## DATA BLOCK
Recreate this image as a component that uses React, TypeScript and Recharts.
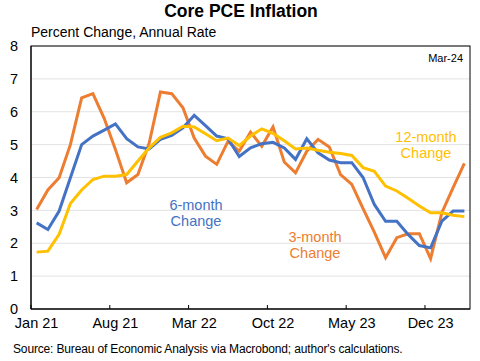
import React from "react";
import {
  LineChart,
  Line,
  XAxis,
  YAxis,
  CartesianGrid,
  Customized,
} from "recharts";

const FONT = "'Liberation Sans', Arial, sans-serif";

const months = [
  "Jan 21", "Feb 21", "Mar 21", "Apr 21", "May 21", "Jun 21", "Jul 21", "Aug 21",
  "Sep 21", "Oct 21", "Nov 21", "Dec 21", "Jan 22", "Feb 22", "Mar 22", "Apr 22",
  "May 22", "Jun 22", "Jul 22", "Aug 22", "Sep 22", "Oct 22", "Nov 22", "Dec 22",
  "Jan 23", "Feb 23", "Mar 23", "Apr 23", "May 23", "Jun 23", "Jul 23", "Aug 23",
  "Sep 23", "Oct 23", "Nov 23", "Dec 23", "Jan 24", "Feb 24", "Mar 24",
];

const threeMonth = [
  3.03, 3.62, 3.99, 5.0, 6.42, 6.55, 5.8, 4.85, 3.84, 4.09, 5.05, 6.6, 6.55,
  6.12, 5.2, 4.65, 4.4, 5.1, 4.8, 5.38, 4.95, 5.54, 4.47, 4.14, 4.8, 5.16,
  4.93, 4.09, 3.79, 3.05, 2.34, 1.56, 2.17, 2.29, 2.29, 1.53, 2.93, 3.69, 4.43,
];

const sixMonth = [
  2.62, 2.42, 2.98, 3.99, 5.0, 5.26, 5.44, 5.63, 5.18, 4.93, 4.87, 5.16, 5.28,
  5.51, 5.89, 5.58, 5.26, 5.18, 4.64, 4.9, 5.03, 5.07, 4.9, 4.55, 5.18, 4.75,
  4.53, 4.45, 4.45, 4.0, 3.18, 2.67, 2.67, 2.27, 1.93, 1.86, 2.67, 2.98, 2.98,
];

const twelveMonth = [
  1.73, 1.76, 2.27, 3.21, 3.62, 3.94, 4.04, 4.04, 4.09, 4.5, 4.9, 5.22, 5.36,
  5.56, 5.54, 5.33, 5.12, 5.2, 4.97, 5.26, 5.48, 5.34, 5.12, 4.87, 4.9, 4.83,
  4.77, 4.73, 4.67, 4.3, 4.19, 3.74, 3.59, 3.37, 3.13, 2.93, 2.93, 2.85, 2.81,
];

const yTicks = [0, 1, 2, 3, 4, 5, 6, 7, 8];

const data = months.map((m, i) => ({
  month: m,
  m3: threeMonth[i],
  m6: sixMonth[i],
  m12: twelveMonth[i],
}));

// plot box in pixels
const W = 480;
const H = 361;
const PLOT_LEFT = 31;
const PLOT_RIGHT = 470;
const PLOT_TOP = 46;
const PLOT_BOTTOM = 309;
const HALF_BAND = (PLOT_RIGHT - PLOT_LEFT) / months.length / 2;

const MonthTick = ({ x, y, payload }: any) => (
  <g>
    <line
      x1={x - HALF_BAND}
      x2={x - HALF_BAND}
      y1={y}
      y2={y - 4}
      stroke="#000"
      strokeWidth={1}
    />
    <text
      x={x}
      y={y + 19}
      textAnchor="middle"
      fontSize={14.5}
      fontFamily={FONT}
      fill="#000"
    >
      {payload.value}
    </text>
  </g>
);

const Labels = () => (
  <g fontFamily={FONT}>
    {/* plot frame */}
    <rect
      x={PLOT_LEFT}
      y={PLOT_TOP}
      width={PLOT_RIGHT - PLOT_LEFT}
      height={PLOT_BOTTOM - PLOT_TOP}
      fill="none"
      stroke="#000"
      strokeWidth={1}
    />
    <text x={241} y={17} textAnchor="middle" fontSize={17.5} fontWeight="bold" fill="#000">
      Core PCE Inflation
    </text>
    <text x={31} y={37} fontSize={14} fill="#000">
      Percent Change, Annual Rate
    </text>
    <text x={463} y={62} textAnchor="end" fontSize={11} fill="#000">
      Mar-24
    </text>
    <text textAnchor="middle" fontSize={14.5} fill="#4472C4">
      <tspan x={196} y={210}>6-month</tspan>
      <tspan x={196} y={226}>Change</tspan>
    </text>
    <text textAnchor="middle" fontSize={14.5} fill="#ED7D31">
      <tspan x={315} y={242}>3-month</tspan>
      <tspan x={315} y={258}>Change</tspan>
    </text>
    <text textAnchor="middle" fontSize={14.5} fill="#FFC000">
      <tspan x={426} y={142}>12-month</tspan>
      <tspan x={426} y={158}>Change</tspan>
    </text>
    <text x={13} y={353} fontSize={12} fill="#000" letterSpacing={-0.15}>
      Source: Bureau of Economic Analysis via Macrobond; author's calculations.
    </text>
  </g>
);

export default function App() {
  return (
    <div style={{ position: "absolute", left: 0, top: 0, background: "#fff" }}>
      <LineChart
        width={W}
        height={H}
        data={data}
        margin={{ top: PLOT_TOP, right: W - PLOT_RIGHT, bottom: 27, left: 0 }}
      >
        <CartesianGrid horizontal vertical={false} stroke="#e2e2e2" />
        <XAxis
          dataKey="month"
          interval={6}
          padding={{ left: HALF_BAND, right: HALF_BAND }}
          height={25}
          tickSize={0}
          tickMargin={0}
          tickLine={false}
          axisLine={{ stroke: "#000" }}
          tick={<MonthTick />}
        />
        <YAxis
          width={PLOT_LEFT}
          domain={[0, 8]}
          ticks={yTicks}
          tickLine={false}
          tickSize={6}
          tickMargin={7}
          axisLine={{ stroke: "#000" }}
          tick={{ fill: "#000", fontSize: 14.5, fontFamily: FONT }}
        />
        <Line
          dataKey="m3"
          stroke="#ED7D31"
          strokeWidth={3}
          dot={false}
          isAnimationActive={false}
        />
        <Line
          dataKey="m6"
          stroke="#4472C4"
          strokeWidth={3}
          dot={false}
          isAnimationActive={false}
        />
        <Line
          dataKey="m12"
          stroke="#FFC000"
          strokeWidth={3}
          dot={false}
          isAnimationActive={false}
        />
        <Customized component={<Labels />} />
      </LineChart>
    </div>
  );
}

## EXERCISE BRIEF
From the opening line of the listing above through the line bearing "const yTicks = [0, 1, 2, 3, 4, 5, 6, 7, 8];", repeat each line exactly. Drop every picture.

## SOLUTION TO THE PROBLEM
Recreate this image as a component that uses React, TypeScript and Recharts.
import React from "react";
import {
  LineChart,
  Line,
  XAxis,
  YAxis,
  CartesianGrid,
  Customized,
} from "recharts";

const FONT = "'Liberation Sans', Arial, sans-serif";

const months = [
  "Jan 21", "Feb 21", "Mar 21", "Apr 21", "May 21", "Jun 21", "Jul 21", "Aug 21",
  "Sep 21", "Oct 21", "Nov 21", "Dec 21", "Jan 22", "Feb 22", "Mar 22", "Apr 22",
  "May 22", "Jun 22", "Jul 22", "Aug 22", "Sep 22", "Oct 22", "Nov 22", "Dec 22",
  "Jan 23", "Feb 23", "Mar 23", "Apr 23", "May 23", "Jun 23", "Jul 23", "Aug 23",
  "Sep 23", "Oct 23", "Nov 23", "Dec 23", "Jan 24", "Feb 24", "Mar 24",
];

const threeMonth = [
  3.03, 3.62, 3.99, 5.0, 6.42, 6.55, 5.8, 4.85, 3.84, 4.09, 5.05, 6.6, 6.55,
  6.12, 5.2, 4.65, 4.4, 5.1, 4.8, 5.38, 4.95, 5.54, 4.47, 4.14, 4.8, 5.16,
  4.93, 4.09, 3.79, 3.05, 2.34, 1.56, 2.17, 2.29, 2.29, 1.53, 2.93, 3.69, 4.43,
];

const sixMonth = [
  2.62, 2.42, 2.98, 3.99, 5.0, 5.26, 5.44, 5.63, 5.18, 4.93, 4.87, 5.16, 5.28,
  5.51, 5.89, 5.58, 5.26, 5.18, 4.64, 4.9, 5.03, 5.07, 4.9, 4.55, 5.18, 4.75,
  4.53, 4.45, 4.45, 4.0, 3.18, 2.67, 2.67, 2.27, 1.93, 1.86, 2.67, 2.98, 2.98,
];

const twelveMonth = [
  1.73, 1.76, 2.27, 3.21, 3.62, 3.94, 4.04, 4.04, 4.09, 4.5, 4.9, 5.22, 5.36,
  5.56, 5.54, 5.33, 5.12, 5.2, 4.97, 5.26, 5.48, 5.34, 5.12, 4.87, 4.9, 4.83,
  4.77, 4.73, 4.67, 4.3, 4.19, 3.74, 3.59, 3.37, 3.13, 2.93, 2.93, 2.85, 2.81,
];

const yTicks = [0, 1, 2, 3, 4, 5, 6, 7, 8];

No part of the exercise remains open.